The panels generate free electricity that the Whitefield Farm can use for everyday farming.
The local enterprise processes milk and cream which it bottles and delivers to the surrounding area.
The farm had 198 solar panels installed which will generate 50kW of energy a year.
This will earn the farm just over £5,000 a year from the government thanks to the Feed-in tariff and reduce annual energy bill payments by £8,432.
Dairy farmer, Nigel Darwin told Farming UK he installed the panels to reduce the farm’s electricity bills.
He said: “We have had monthly electricity bill of between £1,200 and £1,500, the majority of which is used by the dairy to process milk on our farm. We have been looking at ways to reduce our costs and generating our own electricity seemed like a great way to do this.
“We have a large south facing roof on our site so after talking to Norcroft Energy, it made perfect sense to use this space to install multiple solar panels to generate our own power and make a profit at the same time.”

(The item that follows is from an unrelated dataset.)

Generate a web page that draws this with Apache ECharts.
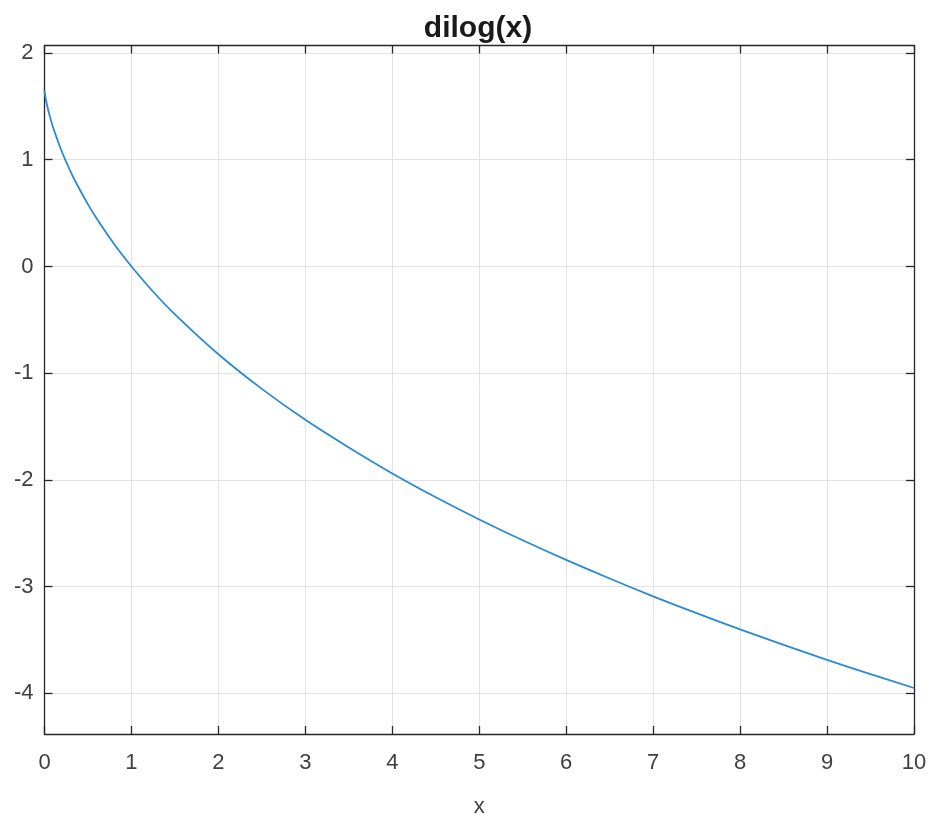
<!DOCTYPE html>
<html><head><meta charset="utf-8">
<script src="https://cdn.jsdelivr.net/npm/echarts@6/dist/echarts.min.js"></script>
<style>html,body{margin:0;padding:0;background:#fff}#c{width:930px;height:817px}</style>
</head><body><div id="c"></div>
<script>
const xValues = [0, 0.01, 0.02, 0.05, 0.1, 0.2, 0.3, 0.4, 0.5, 0.6, 0.75, 0.8, 0.9, 1, 1.25, 1.5, 2, 2.5, 3, 3.5, 4, 4.5, 5, 5.5, 6, 6.5, 7, 7.5, 8, 8.5, 9, 9.5, 10];
const yValues = [1.645, 1.589, 1.546, 1.441, 1.300, 1.075, 0.889, 0.728, 0.582, 0.449, 0.268, 0.211, 0.103, 0, -0.237, -0.448, -0.822, -1.147, -1.437, -1.696, -1.939, -2.162, -2.370, -2.565, -2.749, -2.923, -3.090, -3.248, -3.400, -3.545, -3.685, -3.820, -3.949];
const xTicks = [0,1,2,3,4,5,6,7,8,9,10];
const yTicks = [-4,-3,-2,-1,0,1,2];
const titleText = 'dilog(x)';
const xLabel = 'x';

const font = 'Liberation Sans, Arial, sans-serif';
const axisColor = '#262626';
const chart = echarts.init(document.getElementById('c'));
const baseX = {
  type: 'value', min: 0, max: 10, interval: 1,
  axisLine: {show: true, onZero: false, lineStyle: {color: axisColor, width: 1.3}},
  axisTick: {show: true, inside: true, length: 8, lineStyle: {color: axisColor, width: 1.3}},
  splitLine: {show: false}
};
const baseY = {
  type: 'value', min: -4.38, max: 2.07,
  axisLine: {show: true, onZero: false, lineStyle: {color: axisColor, width: 1.3}},
  axisTick: {show: true, inside: true, length: 8, lineStyle: {color: axisColor, width: 1.3}},
  splitLine: {show: false}
};
chart.setOption({
  animation: false,
  title: {text: titleText, left: 473, top: 9, textAlign: 'center',
    textStyle: {fontFamily: font, fontSize: 30, fontWeight: 'bold', color: '#1a1a1a'}},
  grid: {left: 44.5, right: 16, top: 45.5, bottom: 83, containLabel: false, outerBoundsMode: 'none'},
  xAxis: [
    Object.assign({}, baseX, {position: 'bottom', name: xLabel, nameLocation: 'middle', nameGap: 62,
      nameTextStyle: {fontFamily: font, fontSize: 22, color: '#404040'},
      axisLabel: {show: true, fontFamily: font, fontSize: 22, color: '#404040', margin: 18,
        customValues: xTicks, formatter: v => String(v)},
      splitLine: {show: true, lineStyle: {color: '#e3e3e3', width: 1}}}),
    Object.assign({}, baseX, {position: 'top', axisLabel: {show: false}})
  ],
  yAxis: [
    Object.assign({}, baseY, {position: 'left',
      axisTick: {show: true, inside: true, length: 8, customValues: yTicks, lineStyle: {color: axisColor, width: 1.3}},
      axisLabel: {show: true, fontFamily: font, fontSize: 22, color: '#404040', margin: 11,
        customValues: yTicks, formatter: v => String(v)},
      splitLine: {show: true, lineStyle: {color: '#e3e3e3', width: 1}}}),
    Object.assign({}, baseY, {position: 'right', axisLabel: {show: false},
      axisTick: {show: true, inside: true, length: 8, customValues: yTicks, lineStyle: {color: axisColor, width: 1.3}}})
  ],
  series: [{
    type: 'line', xAxisIndex: 0, yAxisIndex: 0,
    data: xValues.map((x, i) => [x, yValues[i]]),
    showSymbol: false, smooth: 0.3,
    lineStyle: {color: '#2b8ad4', width: 1.8}
  }]
});
</script></body></html>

A spokesperson from www.theecoexperts.co.uk said: “Many farms or landowners across the UK are realising the huge benefits they can gain from installing solar panels. Farming tends to use huge amounts of energy, so if you can produce your own you will immediately cut your energy bills and carbon footprint. Energy prices are almost definitely going to continue rising, so being able to generate your own energy is a great way to escape paying for it.
“The government also pay for the energy you generate and solar panels are a lucrative investment over returns of eight-13%. On top of this, often the panels can be arranged in such a way that the land can continue to be used, for example hens can still graze around them.”